Directions for this task →
Write the lines out exactly as they stand, from the one containing "Reproduce this chart with matplotlib." through the one containing "import datetime as dt", and only those. Omit pictures.

# The input start

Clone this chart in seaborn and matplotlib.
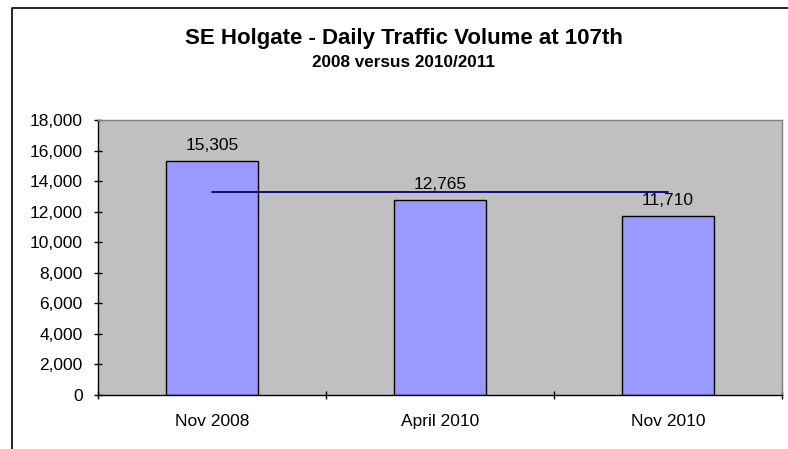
import matplotlib
matplotlib.use("Agg")
import matplotlib.pyplot as plt
import matplotlib.lines as mlines
import numpy as np
import pandas as pd
import seaborn as sns

periods = ["Nov 2008", "April 2010", "Nov 2010"]
volumes = [15305, 12765, 11710]
average = np.mean(volumes)

df = pd.DataFrame({"period": periods, "volume": volumes})

sns.set_style("white")
plt.rcParams["font.family"] = ["Liberation Sans", "DejaVu Sans"]
plt.rcParams["text.color"] = "black"
plt.rcParams["xtick.color"] = "black"
plt.rcParams["ytick.color"] = "black"

fig = plt.figure(figsize=(7.88, 4.49), dpi=100)
ax = fig.add_axes([0.1244, 0.1203, 0.868, 0.6124])
ax.set_facecolor("#C0C0C0")

sns.barplot(data=df, x="period", y="volume", color="#9999FF", saturation=1,
            edgecolor="black", linewidth=1, width=0.4, ax=ax)

# average line from first to last category
ax.plot([0, len(periods) - 1], [average, average], color="#000080", lw=1.3, zorder=3)

ax.bar_label(ax.containers[0], labels=[f"{v:,}" for v in volumes],
             padding=6, fontsize=12.5, color="black")

ax.set_xlim(-0.5, len(periods) - 0.5)
ax.set_ylim(0, 18000)
ax.set_yticks(range(0, 18001, 2000))
ax.set_yticklabels([f"{v:,}" for v in range(0, 18001, 2000)])
ax.set_xticks(np.arange(-0.5, len(periods), 1), minor=True)
ax.tick_params(axis="x", which="major", bottom=True, length=0, pad=14,
               labelsize=12.5, labelcolor="black")
ax.tick_params(axis="x", which="minor", bottom=True, length=6, direction="inout",
               width=1, color="black")
ax.tick_params(axis="y", left=True, length=6, direction="inout", width=1,
               labelsize=12.5, pad=8, color="black", labelcolor="black")
ax.set_xlabel("")
ax.set_ylabel("")

for side in ["left", "bottom"]:
    ax.spines[side].set_color("black")
    ax.spines[side].set_linewidth(1)
for side in ["top", "right"]:
    ax.spines[side].set_visible(True)
    ax.spines[side].set_color("#808080")
    ax.spines[side].set_linewidth(1)

fig.text(0.512, 0.915, "SE Holgate - Daily Traffic Volume at 107th",
         ha="center", va="center", fontsize=16, fontweight="bold", color="black")
fig.text(0.512, 0.860, "2008 versus 2010/2011",
         ha="center", va="center", fontsize=12.3, fontweight="bold", color="black")

# chart frame (left and top edges visible)
fig.add_artist(mlines.Line2D([0.0152, 0.0152, 1.0], [0.0, 0.982, 0.982],
                             transform=fig.transFigure, color="black", lw=1.2))

fig.savefig("out.png", dpi=100)
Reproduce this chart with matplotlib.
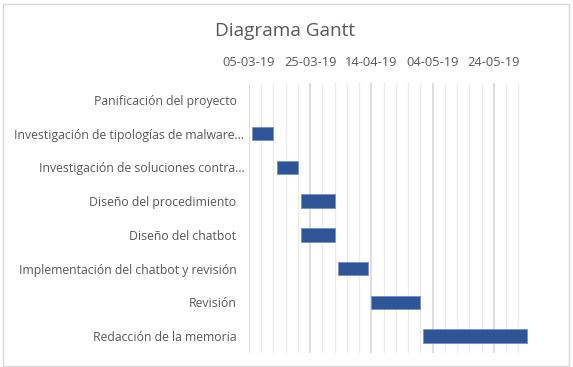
import matplotlib
matplotlib.use("Agg")
import matplotlib.pyplot as plt
import matplotlib.dates as mdates
import matplotlib.transforms as mtransforms
from matplotlib.patches import Rectangle
import datetime as dt

# ---- data ----
tasks = [
    "Panificación del proyecto",
    "Investigación de tipologías de malware…",
    "Investigación de soluciones contra…",
    "Diseño del procedimiento",
    "Diseño del chatbot",
    "Implementación del chatbot y revisión",
    "Revisión",
    "Redacción de la memoria",
]
starts = ["05-03-19", "06-03-19", "14-03-19", "22-03-19", "22-03-19",
          "03-04-19", "14-04-19", "01-05-19"]
durations = [0, 7, 7, 11, 11, 10, 16, 34]
axis_min = "05-03-19"
axis_max_days = 91.5
major_days = 20
minor_days = 4

plt.rcParams['font.family'] = ['Open Sans', 'DejaVu Sans']
TXT = '#595959'

def d(s):
    return dt.datetime.strptime(s, "%d-%m-%y")

x0 = mdates.date2num(d(axis_min))
start_nums = [mdates.date2num(d(s)) for s in starts]

fig = plt.figure(figsize=(5.73, 3.67), dpi=100)
W, H = 573, 367
ax = fig.add_axes([249 / W, 1 - 353 / H, (529 - 249) / W, (353 - 83) / H])

ypos = list(range(len(tasks)))
lws = [0.6 if du > 0 else 0 for du in durations]
ax.barh(ypos, durations, left=start_nums, height=0.4, color='#2F5597',
        edgecolor='#7393cc', linewidth=lws, zorder=3)

ax.set_ylim(len(tasks) - 0.5, -0.5)
ax.set_xlim(x0, x0 + axis_max_days)

# gridlines
minor_locs = [x0 + k for k in range(0, 89, minor_days)]
major_locs = [x0 + k for k in range(0, 81, major_days)]
for m in minor_locs:
    if m not in major_locs:
        ax.axvline(m, color='#EBEBEB', lw=0.9, zorder=1)
for m in major_locs:
    ax.axvline(m, color='#D4D4D4', lw=1.1, zorder=1)

ax.set_xticks(major_locs)
ax.xaxis.set_major_formatter(mdates.DateFormatter('%d-%m-%y'))
ax.xaxis.tick_top()
ax.tick_params(axis='x', length=0, pad=10, labelsize=9.3, labelcolor=TXT)
ax.set_yticks(ypos)
ax.set_yticklabels(tasks)
ax.tick_params(axis='y', length=0, pad=9, labelsize=8.85, labelcolor=TXT)
for lab in ax.get_yticklabels():
    if lab.get_text().endswith('…'):
        lab.set_transform(lab.get_transform() +
                          mtransforms.ScaledTranslation(8 / 100, 0, fig.dpi_scale_trans))
for s in ax.spines.values():
    s.set_visible(False)
ax.set_facecolor('none')

fig.text(285 / W, 1 - 31.5 / H, "Diagrama Gantt", ha='center', va='center',
         fontsize=13.7, color=TXT)

fig.patches.append(Rectangle((3 / W, 1 - 366 / H), (569 - 3) / W, (366 - 3.5) / H,
                             transform=fig.transFigure, fill=False,
                             edgecolor='#D9D9D9', lw=1))

fig.savefig("out.png", dpi=100)
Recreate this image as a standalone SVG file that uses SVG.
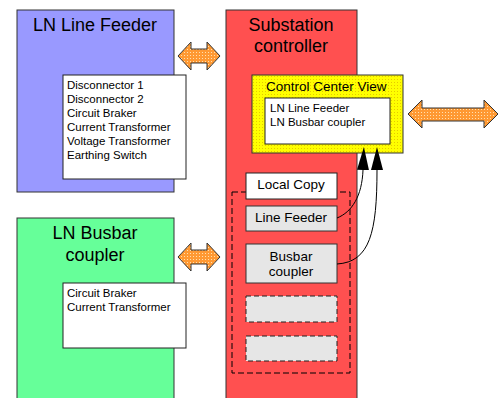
<svg xmlns="http://www.w3.org/2000/svg" width="499" height="398" viewBox="0 0 499 398">
  <defs>
    <style>
      .panel { stroke: #333; stroke-width: 1; }
      .card { fill: #fff; stroke: #222; stroke-width: 1; }
      .slot { fill: #e6e6e6; stroke: #333; stroke-width: 1; }
      .slot-empty { fill: #e6e6e6; stroke: #222; stroke-width: 1; stroke-dasharray: 5 3; }
      .title { font-family: "Liberation Sans", Arial, sans-serif; font-size: 18px; fill: #000; text-anchor: middle; }
      .item { font-family: "Liberation Sans", Arial, sans-serif; font-size: 11.5px; fill: #000; }
      .label { font-family: "Liberation Sans", Arial, sans-serif; font-size: 13.5px; fill: #000; }
      .mid { text-anchor: middle; }
      .link { fill: url(#dotsOrange); stroke: #333; stroke-width: 1; }
      .wire { fill: none; stroke: #000; stroke-width: 1; }
    </style>
    <pattern id="dotsYellow" width="3" height="3" patternUnits="userSpaceOnUse">
      <rect width="3" height="3" fill="#ffff00"/>
      <rect x="1" y="1" width="1" height="1" fill="#e6c800"/>
    </pattern>
    <pattern id="dotsOrange" width="3" height="3" patternUnits="userSpaceOnUse">
      <rect width="3" height="3" fill="#ff9933"/>
      <rect x="1" y="1" width="1" height="1" fill="#ffe0b0"/>
    </pattern>
    <marker id="head" viewBox="0 -6 23 12" refX="0" refY="0" markerWidth="23" markerHeight="12" markerUnits="userSpaceOnUse" orient="auto">
      <path d="M0,-6 L23,0 L0,6 Z" fill="#000"/>
    </marker>
  </defs>

  <!-- LN Line Feeder -->
  <g id="ln-line-feeder">
    <rect class="panel" x="17" y="10" width="157" height="182" fill="#9999ff"/>
    <text class="title" x="95" y="31">LN Line Feeder</text>
    <rect class="card" x="63" y="75" width="123" height="104"/>
    <text class="item" x="67" y="89">Disconnector 1</text>
    <text class="item" x="67" y="103">Disconnector 2</text>
    <text class="item" x="67" y="117">Circuit Braker</text>
    <text class="item" x="67" y="131">Current Transformer</text>
    <text class="item" x="67" y="145">Voltage Transformer</text>
    <text class="item" x="67" y="159">Earthing Switch</text>
  </g>

  <!-- LN Busbar coupler -->
  <g id="ln-busbar-coupler">
    <rect class="panel" x="17" y="218" width="157" height="182" fill="#66ff99"/>
    <text class="title" x="95" y="239">LN Busbar</text>
    <text class="title" x="95" y="261">coupler</text>
    <rect class="card" x="63" y="283" width="123" height="65"/>
    <text class="item" x="67" y="297">Circuit Braker</text>
    <text class="item" x="67" y="311">Current Transformer</text>
  </g>

  <!-- Substation controller -->
  <g id="substation-controller">
    <rect class="panel" x="226" y="10" width="131" height="390" fill="#ff5050"/>
    <text class="title" x="291" y="31">Substation</text>
    <text class="title" x="291" y="52">controller</text>
  </g>

  <!-- Control Center View -->
  <g id="control-center-view">
    <rect x="252" y="75" width="151" height="78" fill="url(#dotsYellow)" stroke="#333" stroke-width="1"/>
    <text class="label" x="266" y="91">Control Center View</text>
    <rect class="card" x="265" y="98" width="125" height="46"/>
    <text class="item" x="270" y="112">LN Line Feeder</text>
    <text class="item" x="270" y="126">LN Busbar coupler</text>
  </g>

  <!-- Local Copy -->
  <g id="local-copy">
    <rect x="232" y="192" width="118" height="181" fill="none" stroke="#000" stroke-width="1" stroke-dasharray="6 3"/>
    <rect class="card" x="246" y="173" width="91" height="26"/>
    <text class="label mid" x="291" y="189">Local Copy</text>
  </g>

  <g id="copy-line-feeder">
    <rect class="slot" x="246" y="206" width="91" height="25"/>
    <text class="label mid" x="291" y="222">Line Feeder</text>
  </g>

  <g id="copy-busbar-coupler">
    <rect class="slot" x="246" y="244" width="91" height="39"/>
    <text class="label mid" x="291" y="261">Busbar</text>
    <text class="label mid" x="291" y="276">coupler</text>
  </g>

  <g id="copy-empty-1">
    <rect class="slot-empty" x="246" y="296" width="91" height="26"/>
  </g>

  <g id="copy-empty-2">
    <rect class="slot-empty" x="246" y="336" width="91" height="25"/>
  </g>

  <!-- Connectors -->
  <g id="connectors">
    <path class="link" d="M178,56 L191,42 L191,49 L207,49 L207,42 L220,56 L207,70 L207,63 L191,63 L191,70 Z"/>
    <path class="link" d="M178,257 L191,243 L191,250 L207,250 L207,243 L220,257 L207,271 L207,264 L191,264 L191,271 Z"/>
    <path class="link" d="M408,114 L422,100 L422,108 L484,108 L484,100 L498,114 L484,128 L484,121 L422,121 L422,128 Z"/>
    <path class="wire" d="M337,218 C352,212 362,196 363,170" marker-end="url(#head)"/>
    <path class="wire" d="M337,264 C370,262 377,232 377,170" marker-end="url(#head)"/>
  </g>
</svg>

# The input end

Correct response →
Reproduce this chart with matplotlib.
import matplotlib
matplotlib.use("Agg")
import matplotlib.pyplot as plt
import matplotlib.dates as mdates
import matplotlib.transforms as mtransforms
from matplotlib.patches import Rectangle
import datetime as dt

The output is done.